Essential New Music: Doug Wieselman’s “WA-Zoh”

The phrase “for the birds” is often applied dismissively. But if you said it to Doug Wieselman’s face, he might tell you that he is, in fact, just that. At home and on the road, he likes to record their songs. And since Wieselman is a session man, theater musician, soundtrack composer and longtime sideman for the likes of Lou Reed, Iron & Wine, Laurie Anderson, Cibo Matto, the Lounge Lizards and Anohni, he has gotten around over the years. 

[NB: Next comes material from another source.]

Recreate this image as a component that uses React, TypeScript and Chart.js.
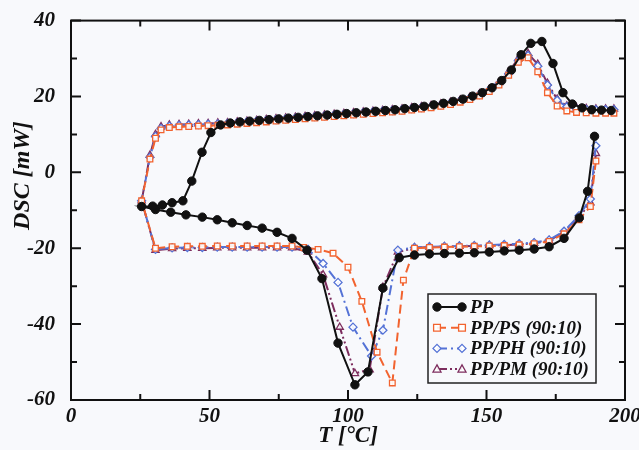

When working for others, the multi-instrumentalist (clarinet, flutes, saxophones, banjo, guitar, piano, electronics) is adept at giving folks what they need. But when he composes for himself, Wieselman tunes into the influences of the natural world. Previously, he’s composed music influenced by the rhythms of water. For WA-Zoh, Wieselman found inspiration in his collection of avian field recordings. Each of its eight tracks is named after a location, and the music for each is derived from birds he recorded there. Either by transcribing and recomposing or by sampling and manipulating them, Wieselman developed music from their songs. 

It’s a testament to Wieselman’s imagination that his compositions often evoke mind’s-eye pictures quite at odds with the locations from which they were derived. The dense chatter and background surges of “Brooklyn 1,” for example, bring to mind some scenario played out on the banks of a tropical river. The accumulation of short loops on “Luxembourg 1” evoke something that a young Terry Riley might’ve fashioned if he could’ve convinced doves to sing for him instead of having to play his own saxophone into a tape recorder. And with its chopped-up coos, subliminal woodwinds and scattered echoes, “Fourviere” sounds like a dub-wise remix of Luc Ferrari.

While each track on WA-Zoh has a distinct vibe, they converge to suggest a crepuscular rift in the time-space continuum that’ll turn a bit of twilight bird watching in the local park into a wondrous stroll through another dimension.